Presidential Candidates Should Get Real On Mortgages
As campaign season gears up, White House hopefuls understand that voters’ top concern is the economy. But the candidates are ignoring the biggest drag on growth: the housing-bubble hangover.
Recent speeches are typical. Last week, former Minnesota Gov. Tim Pawlenty went to Chicago to give his economic pitch. Pawlenty’s remarks clocked in at nearly 2,800 words.
But Pawlenty devoted more time to “S Corps and LLCs” in the tax code, as well as the capital-gains and interest-income tax, than to what’s on everyone’s mind. On housing, he said only that “home prices are in the gutter.”
Former Massachusetts Gov. Mitt Romney did slightly better. In his New Hampshire kickoff speech, he said that “foreclosures are still at record levels and “the prices of homes continue to fall.” He talked of meeting a Las Vegas couple who live surrounded by “abandoned houses.”
By talking of tax “carve-outs” and the Environmental Protection Agency, candidates risk looking out of touch with what people are thinking about.
People are terrified about how much they owe on their houses. Between 2000 and 2007, outstanding mortgage debt more than doubled. Today, nearly half a decade after the housing bubble peaked, outstanding debt is down only 5 percent. This is too much debt for the economy to withstand.
This point is not Republican or Democrat, moral or immoral. It is math.
Nearly 30 percent of homeowners with mortgages either owe more than their homes are worth, or are pretty close, according to CoreLogic. Voters in swing states are worst off: 63 percent of Nevada borrowers owe more than their homes’ value, 46 percent of Floridians and 36 percent of Michiganders.
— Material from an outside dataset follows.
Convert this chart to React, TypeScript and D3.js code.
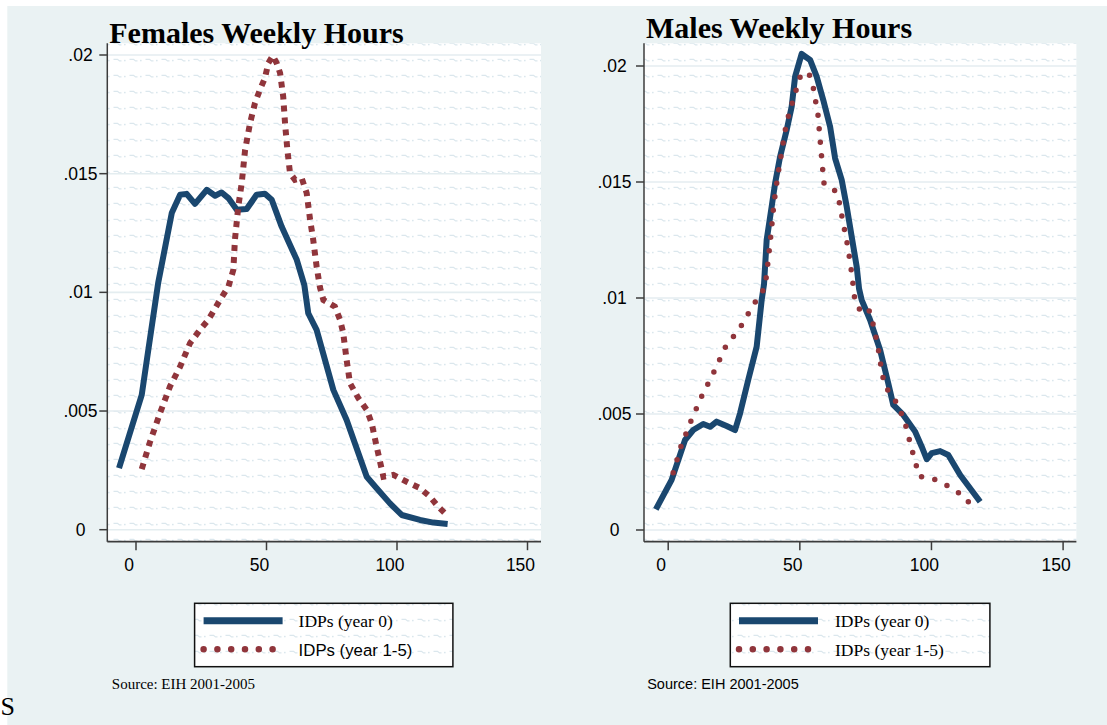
import * as d3 from "d3";

// kernel density of weekly hours: [hours, density]
const femalesYear0: [number, number][] = [
  [-6.5, 0.00259], [2.2, 0.00568], [5.1, 0.00786], [8.5, 0.0104], [13.7, 0.01334],
  [16.9, 0.01411], [19.4, 0.01415], [22.6, 0.01373], [27.1, 0.01432], [30.3, 0.01407],
  [32.8, 0.01421], [35.4, 0.01397], [38.6, 0.01348], [42.4, 0.01351], [46.2, 0.01411],
  [49.4, 0.01415], [52, 0.0139], [55.8, 0.01277], [61.6, 0.01137], [64.5, 0.0103],
  [66, 0.00912], [69.2, 0.00842], [75.6, 0.00589], [80.7, 0.00462], [88.4, 0.00223],
  [92.2, 0.00175], [97.3, 0.00111], [101.8, 0.00062], [108.8, 0.00041], [113.9, 0.0003],
  [119.4, 0.00024],
];
const femalesYear15: [number, number][] = [
  [2.2, 0.00255], [5.4, 0.00371], [9.2, 0.00491], [13, 0.00603], [16.9, 0.00687],
  [20.7, 0.00786], [24.5, 0.00842], [27.7, 0.00884], [32.2, 0.00968], [35.4, 0.01024],
  [37.3, 0.01095], [37.9, 0.01221], [39.2, 0.01362], [40.5, 0.0146], [41.8, 0.016],
  [43.7, 0.01713], [45.6, 0.01798], [47.5, 0.01854], [49.4, 0.01903], [50.7, 0.01966],
  [52.4, 0.01997], [53.9, 0.01966], [55.2, 0.01924], [56.4, 0.01825], [57.1, 0.01713],
  [58, 0.016], [59, 0.01503], [60.9, 0.01474], [63.5, 0.01481], [65.4, 0.01418],
  [66.7, 0.01306], [67.9, 0.01221], [69.2, 0.01109], [70.5, 0.0102], [71.8, 0.00968],
  [76.2, 0.0094], [78.2, 0.00884], [79.4, 0.00828], [80.7, 0.00715], [82, 0.00617],
  [85.2, 0.00554], [88.4, 0.00505], [90.3, 0.00449], [92.2, 0.0035], [94.8, 0.00223],
  [98.6, 0.00231], [103.7, 0.00202], [108.8, 0.00175], [112.6, 0.00139], [115.8, 0.00097],
  [119, 0.00062],
];
const malesYear0: [number, number][] = [
  [-4.7, 0.00089], [1.3, 0.00216], [6.4, 0.00388], [9.5, 0.00431], [13.3, 0.00457],
  [15.9, 0.00445], [18.4, 0.00467], [22.2, 0.00448], [25.4, 0.00431], [27.3, 0.00503],
  [30.4, 0.00647], [33.6, 0.0079], [35.5, 0.00991], [36.4, 0.0106], [37.4, 0.0125],
  [39.3, 0.01394], [40.6, 0.01494], [42.5, 0.01609], [45, 0.01724], [46.9, 0.01825],
  [48.2, 0.01954], [50.7, 0.02052], [53.9, 0.02026], [56.4, 0.01954], [58.9, 0.01853],
  [61.5, 0.01738], [63.4, 0.01602], [65.9, 0.01509], [67.8, 0.01394], [69.7, 0.01264],
  [71.6, 0.01135], [72.5, 0.0104], [73.5, 0.00991], [76.7, 0.00905], [80.5, 0.00776],
  [83.6, 0.00632], [85.5, 0.00539], [89.3, 0.00496], [93.8, 0.00424], [96.3, 0.00359],
  [98.2, 0.00305], [100.1, 0.00331], [103.3, 0.0034], [106.4, 0.00323], [110.9, 0.00237],
  [118.5, 0.00122],
];
const malesYear15: [number, number][] = [
  [1.9, 0.00247], [4.9, 0.00362], [8.7, 0.00471], [12.8, 0.00578], [17.4, 0.00682],
  [21.7, 0.00787], [27.5, 0.00876], [32.1, 0.00966], [36.8, 0.01046], [38, 0.01164],
  [39.1, 0.01282], [40.1, 0.01401], [41.5, 0.01519], [43.2, 0.01637], [44.9, 0.01753],
  [47.5, 0.01856], [50.6, 0.01971], [53.6, 0.01963], [55.1, 0.01907], [56.9, 0.01789],
  [57.8, 0.01669], [58.7, 0.01552], [59.2, 0.01493], [62, 0.0148], [64.4, 0.01448],
  [66.3, 0.01333], [68.3, 0.01217], [69.8, 0.01099], [71, 0.00981], [72.9, 0.00948],
  [75.9, 0.0096], [77.5, 0.00904], [79.7, 0.00789], [81.3, 0.00669], [82.8, 0.00612],
  [85.8, 0.00568], [88.1, 0.00516], [90, 0.0046], [92.6, 0.00345], [95.4, 0.0023],
  [99.6, 0.00225], [104, 0.00205], [108.3, 0.00175], [112.5, 0.00144], [115.7, 0.00096],
];

const xTicks = [0, 50, 100, 150];
const yTicks = [0, 0.005, 0.01, 0.015, 0.02];
const yTickLabels = ["0", ".005", ".01", ".015", ".02"];
const legendLabels = ["IDPs (year 0)", "IDPs (year 1-5)"];
const sourceNote = "Source: EIH 2001-2005";

const NAVY = "#1a476f";
const MAROON = "#90353b";
const BG = "#eaf2f3";
const SERIF = "'Liberation Serif', 'Times New Roman', serif";
const SANS = "'Liberation Sans', Arial, sans-serif";

interface PanelProps {
  title: string;
  year0: [number, number][];
  year15: [number, number][];
  px0: number; px1: number; py0: number; py1: number;
  xr: [number, number]; yr: [number, number];
  titleY: number; yLabelX: number;
  legX0: number; legX1: number; sampleX: number; legTextX: number;
  squareDots: boolean; secondLabelSans: boolean; sourceSans: boolean;
  sourceX: number;
}

function Panel(p: PanelProps) {
  const x = d3.scaleLinear().domain([0, 150]).range(p.xr);
  const y = d3.scaleLinear().domain([0, 0.02]).range(p.yr);
  const line = d3.line<[number, number]>().x(d => x(d[0])).y(d => y(d[1]));
  const axisCol = "#3c3c3c";
  return (
    <g>
      <rect x={p.px0} y={p.py0} width={p.px1 - p.px0} height={p.py1 - p.py0} fill="white" />
      <rect x={p.px0} y={p.py0} width={p.px1 - p.px0} height={p.py1 - p.py0} fill="url(#tex)" />
      {yTicks.map(t => (
        <line key={t} x1={p.px0} x2={p.px1} y1={y(t)} y2={y(t)} stroke="#e4edf0" strokeWidth={1.6} />
      ))}
      <path d={line(p.year0) || ""} fill="none" stroke={NAVY} strokeWidth={6} strokeLinejoin="round" />
      {p.squareDots ? (
        <path d={line(p.year15) || ""} fill="none" stroke={MAROON} strokeWidth={6} strokeDasharray="6 6" />
      ) : (
        <path d={line(p.year15) || ""} fill="none" stroke={MAROON} strokeWidth={5.5} strokeLinecap="round" strokeDasharray="0 13.6" />
      )}
      <line x1={p.px0} x2={p.px0} y1={p.py0} y2={p.py1} stroke={axisCol} strokeWidth={1.5} />
      <line x1={p.px0} x2={p.px1} y1={p.py1} y2={p.py1} stroke={axisCol} strokeWidth={1.8} />
      {yTicks.map((t, i) => (
        <g key={t}>
          <line x1={p.px0 - 8} x2={p.px0} y1={y(t)} y2={y(t)} stroke={axisCol} strokeWidth={1.5} />
          <text x={p.yLabelX} y={y(t) + 6} textAnchor="middle" fontFamily={SANS} fontSize={17.5}>{yTickLabels[i]}</text>
        </g>
      ))}
      {xTicks.map(t => (
        <g key={t}>
          <line x1={x(t)} x2={x(t)} y1={p.py1} y2={p.py1 + 8.5} stroke={axisCol} strokeWidth={1.5} />
          <text x={x(t) - 7} y={570.5} textAnchor="middle" fontFamily={SANS} fontSize={17.5}>{t}</text>
        </g>
      ))}
      <text x={p.px0 + 2} y={p.titleY} fontFamily={SERIF} fontWeight="bold" fontSize={30}>{p.title}</text>
      <rect x={p.legX0} y={603.3} width={p.legX1 - p.legX0} height={63.4} fill="white" />
      <rect x={p.legX0} y={603.3} width={p.legX1 - p.legX0} height={63.4} fill="url(#tex)" stroke="#111" strokeWidth={1.5} />
      <line x1={p.sampleX} x2={p.sampleX + 79} y1={620.7} y2={620.7} stroke={NAVY} strokeWidth={7} />
      <line x1={p.sampleX} x2={p.sampleX + 5 * 13.8 + 0.1} y1={649.3} y2={649.3} stroke={MAROON} strokeWidth={6.5} strokeLinecap="round" strokeDasharray="0 13.8" />
      <text x={p.legTextX} y={627} fontFamily={SERIF} fontSize={17.5}>{legendLabels[0]}</text>
      <text x={p.legTextX} y={655.5} fontFamily={p.secondLabelSans ? SANS : SERIF} fontSize={p.secondLabelSans ? 16.8 : 17.5}>{legendLabels[1]}</text>
      <text x={p.sourceX} y={689} fontFamily={p.sourceSans ? SANS : SERIF} fontSize={p.sourceSans ? 14.5 : 15}>{sourceNote}</text>
    </g>
  );
}

export default function App() {
  return (
    <div style={{ position: "absolute", left: 0, top: 0 }}>
      <svg width={1107} height={725} style={{ display: "block", overflow: "hidden" }}>
        <defs>
          <pattern id="tex" patternUnits="userSpaceOnUse" x={0} y={0} width={16} height={16}>
            <path d="M1.5,11.3 h4 l2,1.6 h2" fill="none" stroke="#dbe7ed" strokeWidth={1.3} />
            <rect x={12} y={11.8} width={1.6} height={1.5} fill="#dbe7ed" />
          </pattern>
        </defs>
        <rect x={0} y={0} width={1107} height={725} fill="white" />
        <rect x={7.3} y={6} width={1100} height={719} fill={BG} />
        <Panel
          title="Females Weekly Hours" year0={femalesYear0} year15={femalesYear15}
          px0={107.3} px1={541} py0={43.3} py1={541.7}
          xr={[136, 527.5]} yr={[529.7, 55]}
          titleY={42.5} yLabelX={80.5}
          legX0={194.6} legX1={452.9} sampleX={203.6} legTextX={298.6}
          squareDots={true} secondLabelSans={true} sourceSans={false} sourceX={111.8}
        />
        <Panel
          title="Males Weekly Hours" year0={malesYear0} year15={malesYear15}
          px0={644} px1={1076.4} py0={43.3} py1={541.7}
          xr={[668.2, 1063.1]} yr={[530, 66]}
          titleY={38.3} yLabelX={614.5}
          legX0={730.3} legX1={989.9} sampleX={739} legTextX={835}
          squareDots={false} secondLabelSans={false} sourceSans={true} sourceX={647.2}
        />
        <text x={0.5} y={715} fontFamily={SERIF} fontSize={26}>S</text>
      </svg>
    </div>
  );
}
People worry, too, that home prices haven’t hit bottom. More than 8 percent of mortgages are delinquent, according to the Mortgage Bankers Association, down from last year’s 10 percent, but still portending more foreclosures -- and price declines -- to come.
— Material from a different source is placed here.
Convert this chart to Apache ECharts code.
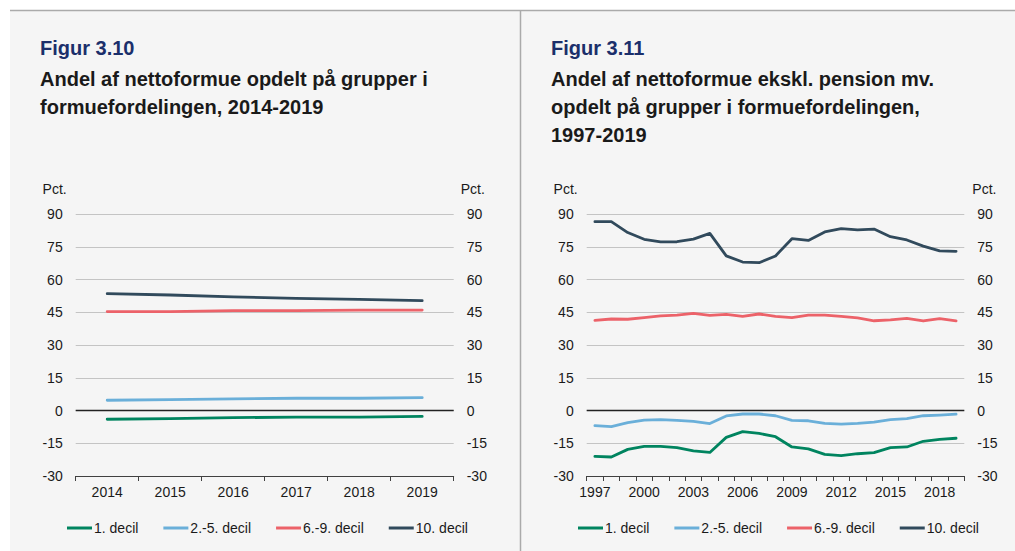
<!DOCTYPE html>
<html>
<head>
<meta charset="utf-8">
<script src="https://cdn.jsdelivr.net/npm/echarts@6/dist/echarts.min.js"></script>
<style>
html,body{margin:0;padding:0;background:#fff;}
#c{width:1015px;height:551px;}
</style>
</head>
<body>
<div id="c"></div>
<script>
// ---- Data ----
const seriesNames = ['1. decil', '2.-5. decil', '6.-9. decil', '10. decil'];
const yearsA = ['2014', '2015', '2016', '2017', '2018', '2019'];
const a_d1   = [-4.0, -3.7, -3.3, -3.0, -3.0, -2.7];
const a_d25  = [4.7, 5.0, 5.3, 5.6, 5.6, 5.9];
const a_d69  = [45.3, 45.3, 45.7, 45.7, 46.0, 46.0];
const a_d10  = [53.5, 52.9, 52.0, 51.4, 50.9, 50.3];

const yearsB = ['1997','1998','1999','2000','2001','2002','2003','2004','2005','2006','2007','2008',
                '2009','2010','2011','2012','2013','2014','2015','2016','2017','2018','2019'];
const b_d1  = [-21.0,-21.3,-17.8,-16.4,-16.4,-17.0,-18.5,-19.2,-12.3,-9.7,-10.5,-12.0,
               -16.7,-17.6,-20.1,-20.7,-19.8,-19.3,-17.0,-16.7,-14.1,-13.2,-12.7];
const b_d25 = [-6.9,-7.4,-5.6,-4.4,-4.2,-4.5,-5.0,-6.0,-2.5,-1.6,-1.6,-2.4,
               -4.5,-4.7,-5.9,-6.2,-5.9,-5.3,-4.2,-3.7,-2.4,-2.1,-1.7];
const b_d69 = [41.3,41.9,41.8,42.5,43.3,43.7,44.5,43.6,44.0,43.1,44.2,43.1,
               42.5,43.7,43.7,43.1,42.4,41.1,41.5,42.2,41.0,42.1,41.1];
const b_d10 = [86.5,86.5,81.5,78.4,77.2,77.3,78.5,81.1,70.8,68.0,67.7,70.8,
               78.7,77.9,81.8,83.3,82.7,83.1,79.6,78.1,75.3,73.1,72.9];

const yMin = -30, yMax = 90, yStep = 15;

const titles = [
  {fig: 'Figur 3.10', sub: 'Andel af nettoformue opdelt på grupper i\nformuefordelingen, 2014-2019'},
  {fig: 'Figur 3.11', sub: 'Andel af nettoformue ekskl. pension mv.\nopdelt på grupper i formuefordelingen,\n1997-2019'}
];

// ---- Styles ----
const colors = ['#00845f', '#6aafd9', '#ec6269', '#314a5c'];
const FONT = 'Liberation Sans, Arial, Helvetica, sans-serif';
const txt = '#1a1a1a';

const chart = echarts.init(document.getElementById('c'), null, {renderer: 'svg'});

function yAxes(gridIndex, side, pad) {
  return {
    type: 'value', gridIndex: gridIndex, position: side,
    min: yMin, max: yMax, interval: yStep,
    name: 'Pct.', nameLocation: 'end', nameGap: 18,
    nameTextStyle: {
      fontFamily: FONT, fontSize: 14, color: txt,
      align: side === 'left' ? 'right' : 'left',
      padding: side === 'left' ? [0, pad, 0, 0] : [0, 0, 0, pad]
    },
    axisLine: {show: false}, axisTick: {show: false},
    axisLabel: {fontFamily: FONT, fontSize: 14, color: txt, margin: 13},
    splitLine: {show: side === 'left', lineStyle: {color: '#c4c4c4', width: 1}}
  };
}

function xAxis(gridIndex, data, labelInterval) {
  return {
    type: 'category', gridIndex: gridIndex, data: data, boundaryGap: true,
    axisLine: {onZero: false, lineStyle: {color: '#404040', width: 1}},
    axisTick: {show: true, interval: 0, length: 5, lineStyle: {color: '#404040'}},
    axisLabel: {fontFamily: FONT, fontSize: 14, color: txt, margin: 9, interval: labelInterval},
    splitLine: {show: false}
  };
}

function lineSeries(name, data, gi, idx, withZero) {
  const s = {
    name: name, type: 'line', data: data,
    xAxisIndex: gi, yAxisIndex: gi * 2,
    showSymbol: false, symbol: 'none',
    lineStyle: {color: colors[idx], width: 2.8, join: 'round', cap: 'round'},
    itemStyle: {color: colors[idx]},
    z: 3
  };
  if (withZero) {
    s.markLine = {
      silent: true, symbol: 'none', label: {show: false},
      lineStyle: {color: '#222', width: 1.3, type: 'solid'},
      data: [{yAxis: 0}], z: 2
    };
  }
  return s;
}

const option = {
  backgroundColor: '#ffffff',
  animation: false,
  graphic: [
    {type: 'rect', shape: {x: 10, y: 10, width: 1005, height: 541}, style: {fill: '#f5f5f5'}, z: -10, silent: true},
    {type: 'line', shape: {x1: 10, y1: 10.5, x2: 1015, y2: 10.5}, style: {stroke: '#aaaaaa', lineWidth: 1.5}, z: -9, silent: true},
    {type: 'line', shape: {x1: 520.5, y1: 10, x2: 520.5, y2: 551}, style: {stroke: '#aaaaaa', lineWidth: 1.5}, z: -9, silent: true}
  ],
  title: titles.map((t, i) => ({
    text: t.fig, subtext: t.sub,
    left: i === 0 ? 40 : 551, top: 38, padding: 0, itemGap: 7,
    textStyle: {fontFamily: FONT, fontSize: 20, fontWeight: 'bold', color: '#1b2f6b', lineHeight: 20},
    subtextStyle: {fontFamily: FONT, fontSize: 20, fontWeight: 'bold', color: txt, lineHeight: 28}
  })),
  legend: [0, 1].map(i => ({
    data: seriesNames, left: i === 0 ? 67 : 578, top: 521, padding: 0,
    icon: 'rect', itemWidth: 25, itemHeight: 3, itemGap: 25,
    textStyle: {fontFamily: FONT, fontSize: 14, color: txt, padding: [0, 0, 0, -3]},
    selectedMode: false
  })),
  grid: [
    {left: 75.7, right: 561.3, top: 214, bottom: 75, containLabel: false},
    {left: 586.7, right: 50.7, top: 214, bottom: 75, containLabel: false}
  ],
  xAxis: [xAxis(0, yearsA, 0), xAxis(1, yearsB, 2)],
  yAxis: [yAxes(0, 'left', 9), yAxes(0, 'right', 7), yAxes(1, 'left', 9), yAxes(1, 'right', 8)],
  series: [
    lineSeries(seriesNames[0], a_d1, 0, 0, true),
    lineSeries(seriesNames[1], a_d25, 0, 1),
    lineSeries(seriesNames[2], a_d69, 0, 2),
    lineSeries(seriesNames[3], a_d10, 0, 3),
    lineSeries(seriesNames[0], b_d1, 1, 0, true),
    lineSeries(seriesNames[1], b_d25, 1, 1),
    lineSeries(seriesNames[2], b_d69, 1, 2),
    lineSeries(seriesNames[3], b_d10, 1, 3)
  ]
};
chart.setOption(option);
</script>
</body>
</html>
Voters fear that without ever-rising prices on which to draw, they haven’t saved for other aspects of the American dream, such as their children’s college educations and their own retirements. And with so much of their money going toward bad debt, they can’t save enough now.
Until Americans gain certainty on housing, fear will dampen economic growth. We’ve all heard of “animal spirits” driving the economy. Right now, Americans feel not spirited but depressed and trapped. Their depression is repressing growth.
What can a candidate do?
He -- or she -- can say that though the government can’t save people from falling prices, it can save them from uncertainty. Financial regulators, after falling down on the job for a decade, owe the American people an end to this unnecessarily long process.
Regulators, prodded by a new president, should force mortgage lenders and mortgage servicers (who handle paperwork for the lenders) either to foreclose on a defaulted mortgage within less than a six-month period, or, if the lender cannot do so while respecting the rule of law, to write down the amount owed to bring the mortgage out of default.
It’s not a bailout of homeowners for reckless lenders to have to write down bad debt. It’s only a bailout if the government provides rescue cash either to lenders or borrowers.
Let’s get this problem over with, see what house prices should be, and see, too, how many other people walk away from an impossible debt burden, cutting their losses rather than follow the financial industry in “extending and pretending” pain away.
Allowing a see-no-evil approach to outstanding mortgage debt, in fact, is President Obama’s biggest failure, and the GOP candidates should make that clear.
Such a breakthrough would cause more financial turmoil, which may be why candidates are quiet. Better to have an economic crisis in the open than one behind closed doors.